We were hot on a restaurant recommendation from our relatives. They heard about it from the owners of their holiday rental accommodation, Pietro and Maria. There’s no way one would stumble across it, tucked as it is in the hills of Sardinia behind Cala Gonone. So we trundled along behind them. But we were going first to Pietro and Maria’s holding on the ridge of one of the hills.
The vegetable garden was riotous with produce. I wandered around, finding little fellows…
and stopping to inhale the comforting, muzzy aroma of sheep.
We were also tracing the origins of the wine and grappe we had been swilling. It begins here…
and moves into the shed.
Forget the images of fulsome, bare-footed Italians stomping the grapes for your wine, this is the real go.
It seemed like Pietro was entertaining the idea of drinking all this that night, such was his generosity to us.
And so to taste. Cin cin, Pietro.
We could have stayed sipping wine and telling yarns as the sun slanted over the farms and valleys around and below us but our restaurant beckoned.
We followed our family as they wound through to another valley then darted into a steep and narrow driveway. At the top, we parked in a large yard. A young girl met us at the doorway to her house, cradling a cat. I wondered if we had lost our way and had come to ask directions.
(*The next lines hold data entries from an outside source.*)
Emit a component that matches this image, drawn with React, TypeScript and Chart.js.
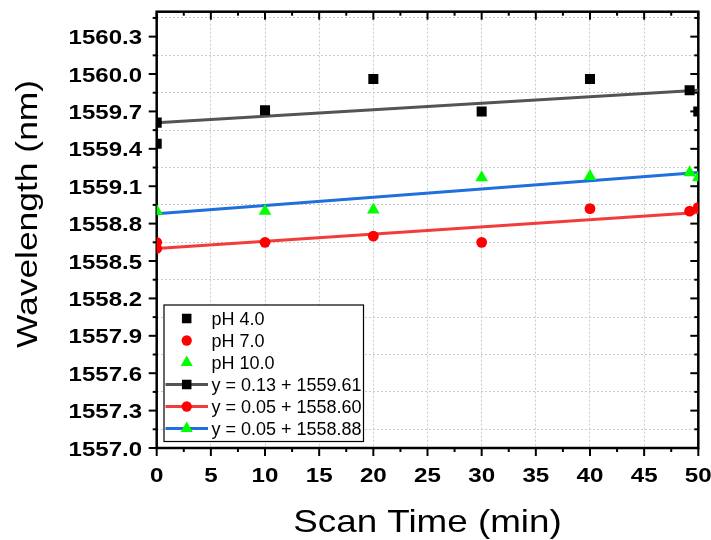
import React, { useEffect, useRef } from 'react';
import { Chart, registerables } from 'chart.js';

Chart.register(...registerables);

// ---- data ----
const ph4Time = [0, 0, 10, 20, 30, 40, 49.2, 50];
const ph4Wave = [1559.61, 1559.44, 1559.71, 1559.96, 1559.7, 1559.96, 1559.87, 1559.7];
const ph7Time = [0, 0, 10, 20, 30, 40, 49.2, 50];
const ph7Wave = [1558.65, 1558.6, 1558.65, 1558.7, 1558.65, 1558.92, 1558.9, 1558.93];
const ph10Time = [0, 10, 20, 30, 40, 49.2, 50];
const ph10Wave = [1558.9, 1558.9, 1558.91, 1559.17, 1559.18, 1559.21, 1559.17];
const fitTime = [0, 50];
const fitPh4 = [1559.61, 1559.87];
const fitPh7 = [1558.6, 1558.89];
const fitPh10 = [1558.88, 1559.21];

const seriesLabels = ['pH 4.0', 'pH 7.0', 'pH 10.0'];
const fitLabels = ['y = 0.13 + 1559.61', 'y = 0.05 + 1558.60', 'y = 0.05 + 1558.88'];

const xTicks = [0, 2.5, 5, 7.5, 10, 12.5, 15, 17.5, 20, 22.5, 25, 27.5, 30, 32.5, 35, 37.5, 40, 42.5, 45, 47.5, 50];
const yTicks = [
  1557.0, 1557.15, 1557.3, 1557.45, 1557.6, 1557.75, 1557.9, 1558.05, 1558.2, 1558.35, 1558.5, 1558.65,
  1558.8, 1558.95, 1559.1, 1559.25, 1559.4, 1559.55, 1559.7, 1559.85, 1560.0, 1560.15, 1560.3, 1560.45,
];
const xTitle = 'Scan Time (min)';
const yTitle = 'Wavelength (nm)';

const FONT = '"Liberation Sans", Arial, Helvetica, sans-serif';
const markerColors = ['#000000', '#ff0000', '#00ff00'];
const markerStyles = ['rect', 'circle', 'triangle'];
const markerRadii = [7.1, 5.4, 7.3];
const lineColors = ['#545454', '#f23c3c', '#1f6fdc'];

const toPoints = (xs: number[], ys: number[]) => xs.map((x, i) => ({ x, y: ys[i] }));

function stretchedText(
  ctx: CanvasRenderingContext2D,
  text: string,
  x: number,
  y: number,
  font: string,
  sx: number,
  align: CanvasTextAlign,
  rotate = 0,
) {
  ctx.save();
  ctx.translate(x, y);
  if (rotate) ctx.rotate(rotate);
  ctx.scale(sx, 1);
  ctx.font = font;
  ctx.textAlign = align;
  ctx.textBaseline = 'alphabetic';
  ctx.fillStyle = '#000';
  ctx.fillText(text, 0, 0);
  ctx.restore();
}

function drawMarker(ctx: CanvasRenderingContext2D, style: string, x: number, y: number, r: number, color: string) {
  ctx.save();
  ctx.fillStyle = color;
  ctx.beginPath();
  if (style === 'rect') {
    const s = r * Math.SQRT1_2;
    ctx.rect(x - s, y - s, 2 * s, 2 * s);
  } else if (style === 'circle') {
    ctx.arc(x, y, r, 0, Math.PI * 2);
  } else {
    ctx.moveTo(x, y - r);
    ctx.lineTo(x + 0.866 * r, y + 0.5 * r);
    ctx.lineTo(x - 0.866 * r, y + 0.5 * r);
    ctx.closePath();
  }
  ctx.fill();
  ctx.restore();
}

const axesPlugin = {
  id: 'originAxes',
  beforeDatasetsDraw(chart: any) {
    const { ctx, chartArea: a, scales } = chart;
    const xs = scales.x;
    const ys = scales.y;
    ctx.save();
    ctx.strokeStyle = '#000';
    ctx.lineWidth = 2;
    const seg = (x1: number, y1: number, x2: number, y2: number) => {
      ctx.beginPath();
      ctx.moveTo(x1, y1);
      ctx.lineTo(x2, y2);
      ctx.stroke();
    };
    xTicks.forEach((v) => {
      const px = xs.getPixelForValue(v);
      const major = Math.abs(v % 5) < 1e-6;
      const len = major ? 8 : 4;
      seg(px, a.bottom, px, a.bottom + len);
      seg(px, a.top, px, a.top + len);
      if (major) stretchedText(ctx, String(v), px, 481.5, `bold 21px ${FONT}`, 1.15, 'center');
    });
    yTicks.forEach((v, i) => {
      const py = ys.getPixelForValue(v);
      const major = i % 2 === 0;
      const len = major ? 8 : 4;
      seg(a.left - len, py, a.left, py);
      seg(a.right - len, py, a.right, py);
      if (major) stretchedText(ctx, v.toFixed(1), 142, py + 7.5, `bold 20px ${FONT}`, 1.2, 'right');
    });
    ctx.lineWidth = 2.5;
    ctx.strokeRect(a.left, a.top, a.right - a.left, a.bottom - a.top);
    ctx.restore();

    stretchedText(ctx, xTitle, (a.left + a.right) / 2, 532, `32px ${FONT}`, 1.15, 'center');
    stretchedText(ctx, yTitle, 37, 214, `30px ${FONT}`, 1.18, 'center', -Math.PI / 2);
  },
};

const legendPlugin = {
  id: 'insideLegend',
  afterDatasetsDraw(chart: any) {
    const { ctx } = chart;
    const box = { x: 164, y: 305, w: 199.5, h: 136.5 };
    ctx.save();
    ctx.fillStyle = '#fff';
    ctx.fillRect(box.x, box.y, box.w, box.h);
    ctx.strokeStyle = '#000';
    ctx.lineWidth = 1.2;
    ctx.strokeRect(box.x, box.y, box.w, box.h);
    const rowY0 = 318.5;
    const step = 22;
    const mx = 186.7;
    const tx = 211.5;
    seriesLabels.forEach((label, i) => {
      const ry = rowY0 + i * step;
      drawMarker(ctx, markerStyles[i], mx, ry, markerRadii[i] * 0.95, markerColors[i]);
      stretchedText(ctx, label, tx, ry + 6.5, `18px ${FONT}`, 1.0, 'left');
    });
    fitLabels.forEach((label, i) => {
      const ry = rowY0 + (i + 3) * step;
      ctx.save();
      ctx.strokeStyle = lineColors[i];
      ctx.lineWidth = 3;
      ctx.beginPath();
      ctx.moveTo(165.5, ry);
      ctx.lineTo(208, ry);
      ctx.stroke();
      ctx.restore();
      drawMarker(ctx, markerStyles[i], mx, ry, markerRadii[i] * 0.95, markerColors[i]);
      stretchedText(ctx, label, tx, ry + 6.5, `18px ${FONT}`, 1.0, 'left');
    });
    ctx.restore();
  },
};

export default function App() {
  const ref = useRef<HTMLCanvasElement>(null);
  useEffect(() => {
    const canvas = ref.current;
    if (!canvas) return;
    const scatterSets = [
      { t: ph4Time, w: ph4Wave },
      { t: ph7Time, w: ph7Wave },
      { t: ph10Time, w: ph10Wave },
    ].map((s, i) => ({
      label: seriesLabels[i],
      data: toPoints(s.t, s.w),
      showLine: false,
      pointStyle: markerStyles[i],
      pointRadius: markerRadii[i],
      pointHoverRadius: markerRadii[i],
      pointBackgroundColor: markerColors[i],
      pointBorderWidth: 0,
      borderColor: markerColors[i],
      backgroundColor: markerColors[i],
      clip: 0,
    }));
    const fitSets = [fitPh4, fitPh7, fitPh10].map((f, i) => ({
      label: fitLabels[i],
      data: toPoints(fitTime, f),
      showLine: true,
      pointRadius: 0,
      pointHoverRadius: 0,
      borderColor: lineColors[i],
      backgroundColor: lineColors[i],
      borderWidth: 3,
      fill: false,
      clip: 0,
    }));

    const chart = new Chart(canvas, {
      type: 'scatter',
      data: { datasets: [...scatterSets, ...fitSets] as any },
      options: {
        animation: false,
        responsive: false,
        devicePixelRatio: 1,
        events: [],
        layout: { padding: { left: 0, top: 11.7, right: 12.7, bottom: 0 } },
        plugins: { legend: { display: false }, tooltip: { enabled: false } },
        scales: {
          x: {
            type: 'linear',
            min: 0,
            max: 50,
            afterBuildTicks: (s: any) => {
              s.ticks = xTicks.map((v) => ({ value: v }));
            },
            afterFit: (s: any) => {
              s.height = 92;
              s.paddingLeft = 0;
              s.paddingRight = 0;
            },
            ticks: { display: false },
            grid: {
              drawTicks: false,
              lineWidth: 1,
              color: (c: any) => {
                const v = c.tick ? c.tick.value : 0;
                return Math.abs(v % 5) < 1e-6 && v > 0 && v < 50 ? '#cacaca' : 'rgba(0,0,0,0)';
              },
            },
            border: { display: false, dash: [2, 2] },
          },
          y: {
            type: 'linear',
            min: 1557.0,
            max: 1560.5,
            afterBuildTicks: (s: any) => {
              s.ticks = yTicks.map((v) => ({ value: v }));
            },
            afterFit: (s: any) => {
              s.width = 156.7;
              s.paddingTop = 0;
              s.paddingBottom = 0;
            },
            ticks: { display: false },
            grid: {
              drawTicks: false,
              lineWidth: 1,
              color: (c: any) => {
                const v = c.tick ? c.tick.value : 1557;
                const k = Math.round((v - 1557) / 0.15);
                return k % 2 === 1 ? '#cacaca' : 'rgba(0,0,0,0)';
              },
            },
            border: { display: false, dash: [2, 2] },
          },
        },
      },
      plugins: [axesPlugin, legendPlugin],
    });
    return () => chart.destroy();
  }, []);

  return (
    <div style={{ position: 'fixed', left: 0, top: 0, width: 711, height: 540, background: '#fff' }}>
      <canvas ref={ref} width={711} height={540} style={{ display: 'block', width: 711, height: 540 }} />
    </div>
  );
}
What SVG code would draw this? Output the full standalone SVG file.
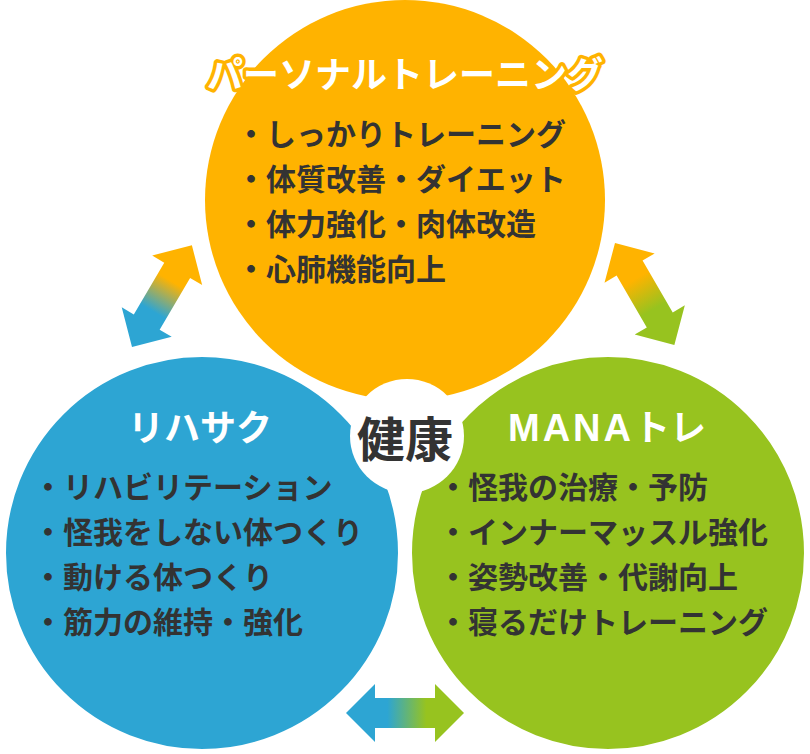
<svg xmlns="http://www.w3.org/2000/svg" width="810" height="754" viewBox="0 0 810 754">
<defs>
<style>
.title{font-family:"Noto Sans CJK JP","Noto Sans",sans-serif;font-weight:700;font-size:36px;fill:#fff;text-anchor:middle}
.latin{font-family:"Liberation Sans",Arial,sans-serif;font-size:38px;letter-spacing:3px}
.item{font-family:"Noto Sans CJK JP","Noto Sans",sans-serif;font-weight:700;font-size:30px;fill:#333}
.center{font-family:"Noto Sans CJK JP",sans-serif;font-weight:700;font-size:48px;fill:#333;text-anchor:middle}
</style>
<linearGradient id="gBO" x1="0" y1="0" x2="1" y2="0">
<stop offset="0.35" stop-color="#2DA5D3"/><stop offset="0.65" stop-color="#FFB300"/>
</linearGradient>
<linearGradient id="gOG" x1="0" y1="0" x2="1" y2="0">
<stop offset="0.35" stop-color="#FFB300"/><stop offset="0.65" stop-color="#97C31F"/>
</linearGradient>
<linearGradient id="gBG" x1="0" y1="0" x2="1" y2="0">
<stop offset="0.35" stop-color="#2DA5D3"/><stop offset="0.68" stop-color="#97C31F"/>
</linearGradient>
<polygon id="arr" points="0,0 29,-29 29,-15 89,-15 89,-29 118,0 89,29 89,15 29,15 29,29"/>
</defs>
<g id="connectors">
<use href="#arr" fill="url(#gBO)" transform="translate(132,347) rotate(-59.5)"/>
<use href="#arr" fill="url(#gOG)" transform="translate(615,243) rotate(59.8)"/>
<use href="#arr" fill="url(#gBG)" transform="translate(346,713)"/>
</g>
<g id="personal">
<circle cx="405" cy="200" r="200" fill="#FFB300"/>
<text class="title" x="405" y="88" stroke="#FFB300" stroke-width="7" stroke-linejoin="round" paint-order="stroke">パーソナルトレーニング</text>
<text class="item" x="236" y="145">・しっかりトレーニング</text>
<text class="item" x="236" y="190">・体質改善・ダイエット</text>
<text class="item" x="236" y="235">・体力強化・肉体改造</text>
<text class="item" x="236" y="280">・心肺機能向上</text>
</g>
<g id="rehasaku">
<circle cx="202" cy="553" r="200" fill="#2DA5D3" stroke="#fff" stroke-width="8"/>
<text class="title" x="200" y="441">リハサク</text>
<text class="item" x="33" y="498">・リハビリテーション</text>
<text class="item" x="33" y="543">・怪我をしない体つくり</text>
<text class="item" x="33" y="588">・動ける体つくり</text>
<text class="item" x="33" y="633">・筋力の維持・強化</text>
</g>
<g id="mana">
<circle cx="608" cy="553" r="200" fill="#97C31F" stroke="#fff" stroke-width="8"/>
<text class="title" x="607" y="441"><tspan class="latin">MANA</tspan>トレ</text>
<text class="item" x="438" y="498">・怪我の治療・予防</text>
<text class="item" x="438" y="543">・インナーマッスル強化</text>
<text class="item" x="438" y="588">・姿勢改善・代謝向上</text>
<text class="item" x="438" y="633">・寝るだけトレーニング</text>
</g>
<g id="kenkou">
<circle cx="407" cy="436" r="57" fill="#fff"/>
<text class="center" x="405" y="457">健康</text>
</g>
</svg>
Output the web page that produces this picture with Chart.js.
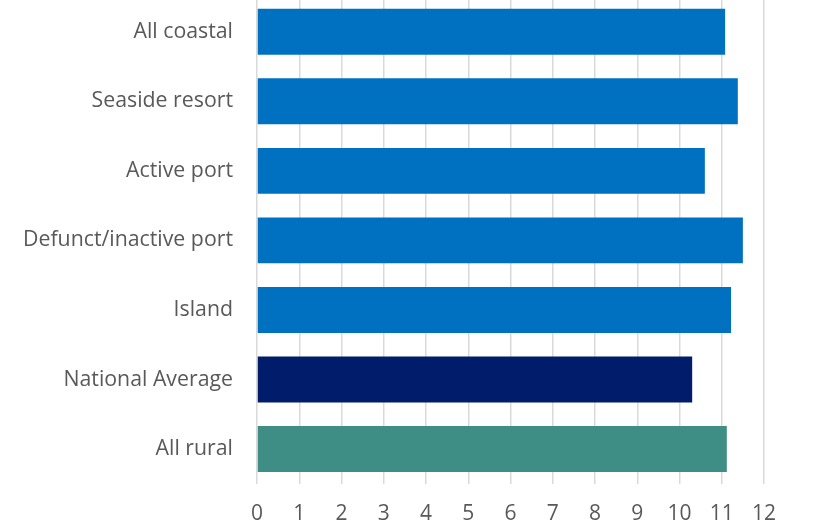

However, her family – parents, older sister and brother – soon appeared and lead us through the house to a dining room and terrace. We opted for the latter for obvious reasons.
The local bread upheld its end of the bargain by appearing in large amounts. We chowed down on it and olive oil as we awaited our meals. The pizzas were enormous, almost overflowing their huge plates. Seeing them, I was glad I had chosen a less stomach-capacity-challenging, traditional soup. It turned out to be something of a surprise.
That cloud just kept rolling in at one end
and wisping away at the other so its size never changed
– rather like the never-ending supply of Sardinian bread and wine.